### What is being asked
Write out the listing below in full and exactly, leaving out every picture.

+++ Provided material +++

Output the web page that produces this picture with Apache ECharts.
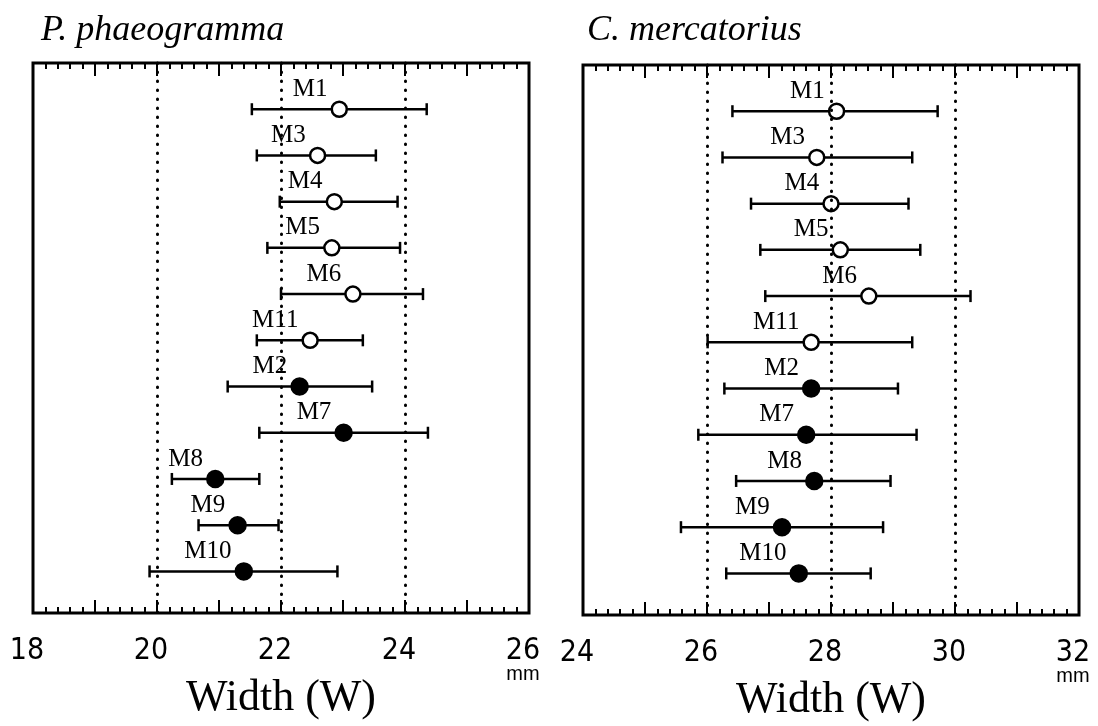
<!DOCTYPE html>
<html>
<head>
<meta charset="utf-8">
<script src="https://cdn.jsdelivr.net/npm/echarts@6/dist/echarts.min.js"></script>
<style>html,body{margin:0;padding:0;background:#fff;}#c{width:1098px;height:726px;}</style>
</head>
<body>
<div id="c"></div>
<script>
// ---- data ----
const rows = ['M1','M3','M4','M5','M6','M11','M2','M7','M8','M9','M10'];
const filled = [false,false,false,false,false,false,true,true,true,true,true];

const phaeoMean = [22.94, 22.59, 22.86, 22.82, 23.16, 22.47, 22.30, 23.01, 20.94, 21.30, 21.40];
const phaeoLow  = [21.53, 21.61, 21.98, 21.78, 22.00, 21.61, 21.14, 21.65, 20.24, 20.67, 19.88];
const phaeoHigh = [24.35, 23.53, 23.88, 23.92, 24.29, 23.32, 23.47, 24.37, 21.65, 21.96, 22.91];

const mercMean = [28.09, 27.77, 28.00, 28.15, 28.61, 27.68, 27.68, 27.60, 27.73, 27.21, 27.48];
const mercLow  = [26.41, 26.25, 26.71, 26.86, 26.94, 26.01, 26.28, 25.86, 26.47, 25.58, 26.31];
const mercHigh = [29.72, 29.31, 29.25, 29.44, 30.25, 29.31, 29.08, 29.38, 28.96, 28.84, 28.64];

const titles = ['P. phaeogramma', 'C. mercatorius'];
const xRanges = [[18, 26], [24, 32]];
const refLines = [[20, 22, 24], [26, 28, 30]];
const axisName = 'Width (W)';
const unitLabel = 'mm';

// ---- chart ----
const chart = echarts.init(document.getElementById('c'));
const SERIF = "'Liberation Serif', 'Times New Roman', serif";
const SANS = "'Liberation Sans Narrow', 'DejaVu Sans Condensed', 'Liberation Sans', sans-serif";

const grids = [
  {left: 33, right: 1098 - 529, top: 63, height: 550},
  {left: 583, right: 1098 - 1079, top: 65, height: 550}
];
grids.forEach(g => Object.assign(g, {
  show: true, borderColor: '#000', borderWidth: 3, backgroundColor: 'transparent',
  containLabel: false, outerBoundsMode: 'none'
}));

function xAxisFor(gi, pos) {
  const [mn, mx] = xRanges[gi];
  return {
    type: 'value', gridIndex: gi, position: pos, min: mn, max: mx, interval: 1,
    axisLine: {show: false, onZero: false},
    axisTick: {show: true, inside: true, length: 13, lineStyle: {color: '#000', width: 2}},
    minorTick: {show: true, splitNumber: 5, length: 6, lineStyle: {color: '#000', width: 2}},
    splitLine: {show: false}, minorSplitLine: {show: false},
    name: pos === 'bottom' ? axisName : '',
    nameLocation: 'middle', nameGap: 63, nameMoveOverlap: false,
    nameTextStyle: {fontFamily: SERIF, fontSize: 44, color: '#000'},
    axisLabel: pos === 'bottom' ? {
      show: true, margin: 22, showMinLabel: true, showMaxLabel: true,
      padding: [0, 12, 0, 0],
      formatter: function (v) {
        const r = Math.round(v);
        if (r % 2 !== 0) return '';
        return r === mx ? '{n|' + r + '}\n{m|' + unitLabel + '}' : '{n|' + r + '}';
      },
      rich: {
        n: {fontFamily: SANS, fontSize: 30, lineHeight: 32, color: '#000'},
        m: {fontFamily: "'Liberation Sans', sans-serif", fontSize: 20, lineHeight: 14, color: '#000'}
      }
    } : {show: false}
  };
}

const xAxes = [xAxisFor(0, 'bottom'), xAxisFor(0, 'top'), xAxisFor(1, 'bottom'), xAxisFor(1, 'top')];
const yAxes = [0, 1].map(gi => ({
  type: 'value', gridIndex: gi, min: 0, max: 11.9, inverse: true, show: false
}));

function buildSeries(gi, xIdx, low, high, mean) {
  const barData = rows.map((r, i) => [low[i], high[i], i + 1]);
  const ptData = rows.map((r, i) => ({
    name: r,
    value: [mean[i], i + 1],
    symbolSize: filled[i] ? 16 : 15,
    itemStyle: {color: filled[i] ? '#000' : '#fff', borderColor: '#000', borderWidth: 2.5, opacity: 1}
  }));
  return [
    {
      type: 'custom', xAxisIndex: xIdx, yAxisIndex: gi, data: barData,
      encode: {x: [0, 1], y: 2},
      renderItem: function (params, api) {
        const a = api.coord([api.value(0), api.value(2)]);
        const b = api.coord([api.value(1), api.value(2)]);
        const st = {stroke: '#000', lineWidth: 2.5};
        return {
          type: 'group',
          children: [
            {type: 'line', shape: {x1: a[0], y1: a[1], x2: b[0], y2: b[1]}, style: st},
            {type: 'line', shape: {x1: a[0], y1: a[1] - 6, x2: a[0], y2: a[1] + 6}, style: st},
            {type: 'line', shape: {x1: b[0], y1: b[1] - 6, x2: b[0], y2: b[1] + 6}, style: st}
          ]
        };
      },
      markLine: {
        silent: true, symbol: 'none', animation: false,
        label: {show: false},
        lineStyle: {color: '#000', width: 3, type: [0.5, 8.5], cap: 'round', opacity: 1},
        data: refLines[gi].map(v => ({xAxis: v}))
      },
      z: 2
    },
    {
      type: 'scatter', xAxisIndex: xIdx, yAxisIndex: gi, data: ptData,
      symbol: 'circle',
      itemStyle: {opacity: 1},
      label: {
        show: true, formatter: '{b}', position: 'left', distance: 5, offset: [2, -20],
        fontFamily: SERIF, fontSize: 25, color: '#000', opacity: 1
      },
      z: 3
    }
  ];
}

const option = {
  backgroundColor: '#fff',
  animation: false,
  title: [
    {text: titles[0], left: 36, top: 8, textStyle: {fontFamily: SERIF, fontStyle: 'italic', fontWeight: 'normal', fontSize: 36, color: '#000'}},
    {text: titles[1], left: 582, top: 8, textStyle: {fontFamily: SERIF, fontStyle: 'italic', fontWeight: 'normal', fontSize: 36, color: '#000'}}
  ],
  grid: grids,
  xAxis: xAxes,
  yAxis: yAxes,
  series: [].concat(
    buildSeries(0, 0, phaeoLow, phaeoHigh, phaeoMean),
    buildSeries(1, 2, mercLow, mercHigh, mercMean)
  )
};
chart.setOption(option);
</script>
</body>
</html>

+++

### Result of this task
Output the web page that produces this picture with Apache ECharts.
<!DOCTYPE html>
<html>
<head>
<meta charset="utf-8">
<script src="https://cdn.jsdelivr.net/npm/echarts@6/dist/echarts.min.js"></script>
<style>html,body{margin:0;padding:0;background:#fff;}#c{width:1098px;height:726px;}</style>
</head>
<body>
<div id="c"></div>
<script>
// ---- data ----
const rows = ['M1','M3','M4','M5','M6','M11','M2','M7','M8','M9','M10'];
const filled = [false,false,false,false,false,false,true,true,true,true,true];

const phaeoMean = [22.94, 22.59, 22.86, 22.82, 23.16, 22.47, 22.30, 23.01, 20.94, 21.30, 21.40];
const phaeoLow  = [21.53, 21.61, 21.98, 21.78, 22.00, 21.61, 21.14, 21.65, 20.24, 20.67, 19.88];
const phaeoHigh = [24.35, 23.53, 23.88, 23.92, 24.29, 23.32, 23.47, 24.37, 21.65, 21.96, 22.91];

const mercMean = [28.09, 27.77, 28.00, 28.15, 28.61, 27.68, 27.68, 27.60, 27.73, 27.21, 27.48];
const mercLow  = [26.41, 26.25, 26.71, 26.86, 26.94, 26.01, 26.28, 25.86, 26.47, 25.58, 26.31];
const mercHigh = [29.72, 29.31, 29.25, 29.44, 30.25, 29.31, 29.08, 29.38, 28.96, 28.84, 28.64];

const titles = ['P. phaeogramma', 'C. mercatorius'];
const xRanges = [[18, 26], [24, 32]];
const refLines = [[20, 22, 24], [26, 28, 30]];
const axisName = 'Width (W)';
const unitLabel = 'mm';

// ---- chart ----
const chart = echarts.init(document.getElementById('c'));
const SERIF = "'Liberation Serif', 'Times New Roman', serif";
const SANS = "'Liberation Sans Narrow', 'DejaVu Sans Condensed', 'Liberation Sans', sans-serif";

const grids = [
  {left: 33, right: 1098 - 529, top: 63, height: 550},
  {left: 583, right: 1098 - 1079, top: 65, height: 550}
];
grids.forEach(g => Object.assign(g, {
  show: true, borderColor: '#000', borderWidth: 3, backgroundColor: 'transparent',
  containLabel: false, outerBoundsMode: 'none'
}));

function xAxisFor(gi, pos) {
  const [mn, mx] = xRanges[gi];
  return {
    type: 'value', gridIndex: gi, position: pos, min: mn, max: mx, interval: 1,
    axisLine: {show: false, onZero: false},
    axisTick: {show: true, inside: true, length: 13, lineStyle: {color: '#000', width: 2}},
    minorTick: {show: true, splitNumber: 5, length: 6, lineStyle: {color: '#000', width: 2}},
    splitLine: {show: false}, minorSplitLine: {show: false},
    name: pos === 'bottom' ? axisName : '',
    nameLocation: 'middle', nameGap: 63, nameMoveOverlap: false,
    nameTextStyle: {fontFamily: SERIF, fontSize: 44, color: '#000'},
    axisLabel: pos === 'bottom' ? {
      show: true, margin: 22, showMinLabel: true, showMaxLabel: true,
      padding: [0, 12, 0, 0],
      formatter: function (v) {
        const r = Math.round(v);
        if (r % 2 !== 0) return '';
        return r === mx ? '{n|' + r + '}\n{m|' + unitLabel + '}' : '{n|' + r + '}';
      },
      rich: {
        n: {fontFamily: SANS, fontSize: 30, lineHeight: 32, color: '#000'},
        m: {fontFamily: "'Liberation Sans', sans-serif", fontSize: 20, lineHeight: 14, color: '#000'}
      }
    } : {show: false}
  };
}

const xAxes = [xAxisFor(0, 'bottom'), xAxisFor(0, 'top'), xAxisFor(1, 'bottom'), xAxisFor(1, 'top')];
const yAxes = [0, 1].map(gi => ({
  type: 'value', gridIndex: gi, min: 0, max: 11.9, inverse: true, show: false
}));

function buildSeries(gi, xIdx, low, high, mean) {
  const barData = rows.map((r, i) => [low[i], high[i], i + 1]);
  const ptData = rows.map((r, i) => ({
    name: r,
    value: [mean[i], i + 1],
    symbolSize: filled[i] ? 16 : 15,
    itemStyle: {color: filled[i] ? '#000' : '#fff', borderColor: '#000', borderWidth: 2.5, opacity: 1}
  }));
  return [
    {
      type: 'custom', xAxisIndex: xIdx, yAxisIndex: gi, data: barData,
      encode: {x: [0, 1], y: 2},
      renderItem: function (params, api) {
        const a = api.coord([api.value(0), api.value(2)]);
        const b = api.coord([api.value(1), api.value(2)]);
        const st = {stroke: '#000', lineWidth: 2.5};
        return {
          type: 'group',
          children: [
            {type: 'line', shape: {x1: a[0], y1: a[1], x2: b[0], y2: b[1]}, style: st},
            {type: 'line', shape: {x1: a[0], y1: a[1] - 6, x2: a[0], y2: a[1] + 6}, style: st},
            {type: 'line', shape: {x1: b[0], y1: b[1] - 6, x2: b[0], y2: b[1] + 6}, style: st}
          ]
        };
      },
      markLine: {
        silent: true, symbol: 'none', animation: false,
        label: {show: false},
        lineStyle: {color: '#000', width: 3, type: [0.5, 8.5], cap: 'round', opacity: 1},
        data: refLines[gi].map(v => ({xAxis: v}))
      },
      z: 2
    },
    {
      type: 'scatter', xAxisIndex: xIdx, yAxisIndex: gi, data: ptData,
      symbol: 'circle',
      itemStyle: {opacity: 1},
      label: {
        show: true, formatter: '{b}', position: 'left', distance: 5, offset: [2, -20],
        fontFamily: SERIF, fontSize: 25, color: '#000', opacity: 1
      },
      z: 3
    }
  ];
}

const option = {
  backgroundColor: '#fff',
  animation: false,
  title: [
    {text: titles[0], left: 36, top: 8, textStyle: {fontFamily: SERIF, fontStyle: 'italic', fontWeight: 'normal', fontSize: 36, color: '#000'}},
    {text: titles[1], left: 582, top: 8, textStyle: {fontFamily: SERIF, fontStyle: 'italic', fontWeight: 'normal', fontSize: 36, color: '#000'}}
  ],
  grid: grids,
  xAxis: xAxes,
  yAxis: yAxes,
  series: [].concat(
    buildSeries(0, 0, phaeoLow, phaeoHigh, phaeoMean),
    buildSeries(1, 2, mercLow, mercHigh, mercMean)
  )
};
chart.setOption(option);
</script>
</body>
</html>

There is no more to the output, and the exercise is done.